• **Directive**: Only the lines from the top of the listing below to the line that has "import * as" should be echoed, with both ends kept and pictures left out.

• **Data section**:
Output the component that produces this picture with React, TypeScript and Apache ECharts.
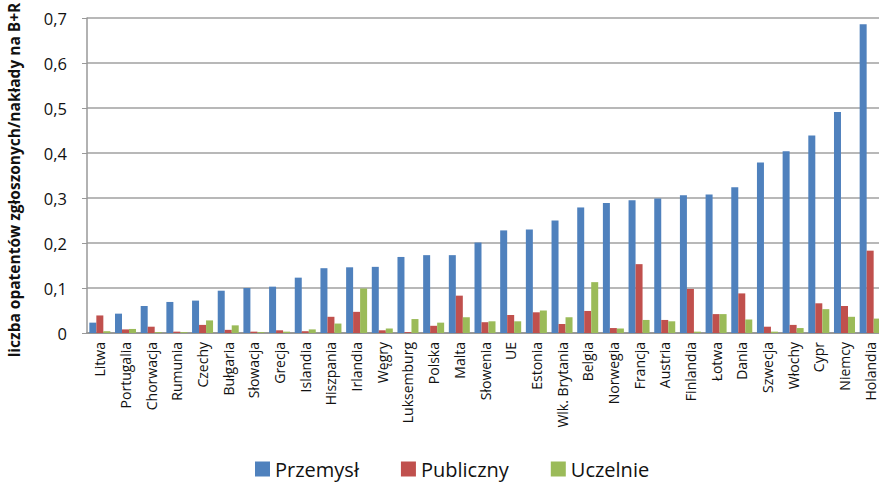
import React, { useEffect, useRef } from "react";
import * as echarts from "echarts";

const categories = [
  "Litwa", "Portugalia", "Chorwacja", "Rumunia", "Czechy", "Bułgaria", "Słowacja", "Grecja",
  "Islandia", "Hiszpania", "Irlandia", "Węgry", "Luksemburg", "Polska", "Malta", "Słowenia",
  "UE", "Estonia", "Wlk. Brytania", "Belgia", "Norwegia", "Francja", "Austria", "Finlandia",
  "Łotwa", "Dania", "Szwecja", "Włochy", "Cypr", "Niemcy", "Holandia",
];

const przemysl = [
  0.023, 0.043, 0.06, 0.069, 0.072, 0.094, 0.1, 0.103, 0.123, 0.144, 0.146, 0.147, 0.169, 0.173,
  0.173, 0.201, 0.228, 0.23, 0.25, 0.279, 0.289, 0.295, 0.299, 0.306, 0.308, 0.324, 0.379, 0.404,
  0.439, 0.491, 0.686,
];

const publiczny = [
  0.039, 0.008, 0.014, 0.003, 0.018, 0.007, 0.003, 0.006, 0.004, 0.036, 0.047, 0.006, 0.002, 0.016,
  0.083, 0.024, 0.04, 0.046, 0.02, 0.049, 0.011, 0.153, 0.029, 0.098, 0.042, 0.088, 0.014, 0.018,
  0.066, 0.06, 0.183,
];

const uczelnie = [
  0.004, 0.009, 0.002, 0.002, 0.028, 0.017, 0.002, 0.003, 0.008, 0.021, 0.099, 0.01, 0.031, 0.023,
  0.035, 0.026, 0.026, 0.05, 0.035, 0.113, 0.01, 0.029, 0.026, 0.003, 0.042, 0.03, 0.003, 0.011,
  0.053, 0.036, 0.032,
];

const seriesNames = ["Przemysł", "Publiczny", "Uczelnie"];
const colors = ["#4F81BD", "#C0504D", "#9BBB59"];
const yAxisTitle = "liczba opatentów zgłoszonych/nakłady na B+R";

export default function App() {
  const ref = useRef<HTMLDivElement>(null);
  useEffect(() => {
    if (!ref.current) return;
    const chart = echarts.init(ref.current, null, { renderer: "svg" });
    const font = "'Open Sans', 'DejaVu Sans', sans-serif";
    const mk = (name: string, data: number[], color: string) => ({
      name,
      type: "bar",
      data,
      barWidth: 7,
      barGap: "0%",
      itemStyle: { color },
    });
    chart.setOption({
      animation: false,
      color: colors,
      textStyle: { fontFamily: font },
      grid: {
        left: 87,
        top: 18,
        width: 796,
        height: 315,
        containLabel: false,
        outerBoundsMode: "none",
      },
      graphic: [
        {
          type: "text",
          x: 14,
          y: 180,
          rotation: Math.PI / 2,
          style: {
            text: yAxisTitle,
            font: `bold 15.5px ${font}`,
            fill: "#111",
            align: "center",
            verticalAlign: "middle",
          },
        },
      ],
      legend: {
        bottom: 2,
        left: 250,
        itemWidth: 15,
        itemHeight: 15,
        itemGap: 42,
        icon: "rect",
        textStyle: { fontSize: 20, color: "#111", fontFamily: font },
        data: seriesNames,
      },
      xAxis: {
        type: "category",
        data: categories,
        axisLine: { lineStyle: { color: "#999", width: 2 } },
        axisTick: { show: false },
        axisLabel: {
          rotate: 90,
          interval: 0,
          fontSize: 14,
          color: "#111",
          margin: 9,
          fontFamily: font,
        },
      },
      yAxis: {
        type: "value",
        min: 0,
        max: 0.7,
        interval: 0.1,
        axisLine: { show: true, lineStyle: { color: "#999", width: 1.5 } },
        axisTick: { show: true, length: 5, lineStyle: { color: "#999" } },
        axisLabel: {
          fontSize: 16.5,
          color: "#111",
          margin: 20,
          fontFamily: font,
          formatter: (v: number) => (v === 0 ? "0" : v.toFixed(1).replace(".", ",")),
        },
        splitLine: { lineStyle: { color: "#a0a0a0", width: 1.5 } },
      },
      series: [
        mk(seriesNames[0], przemysl, colors[0]),
        mk(seriesNames[1], publiczny, colors[1]),
        mk(seriesNames[2], uczelnie, colors[2]),
      ],
    });
    return () => chart.dispose();
  }, []);
  return <div ref={ref} style={{ width: 879, height: 486, position: "absolute", left: 0, top: 0 }} />;
}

• **Written reply**:
Output the component that produces this picture with React, TypeScript and Apache ECharts.
import React, { useEffect, useRef } from "react";
import * as echarts from "echarts";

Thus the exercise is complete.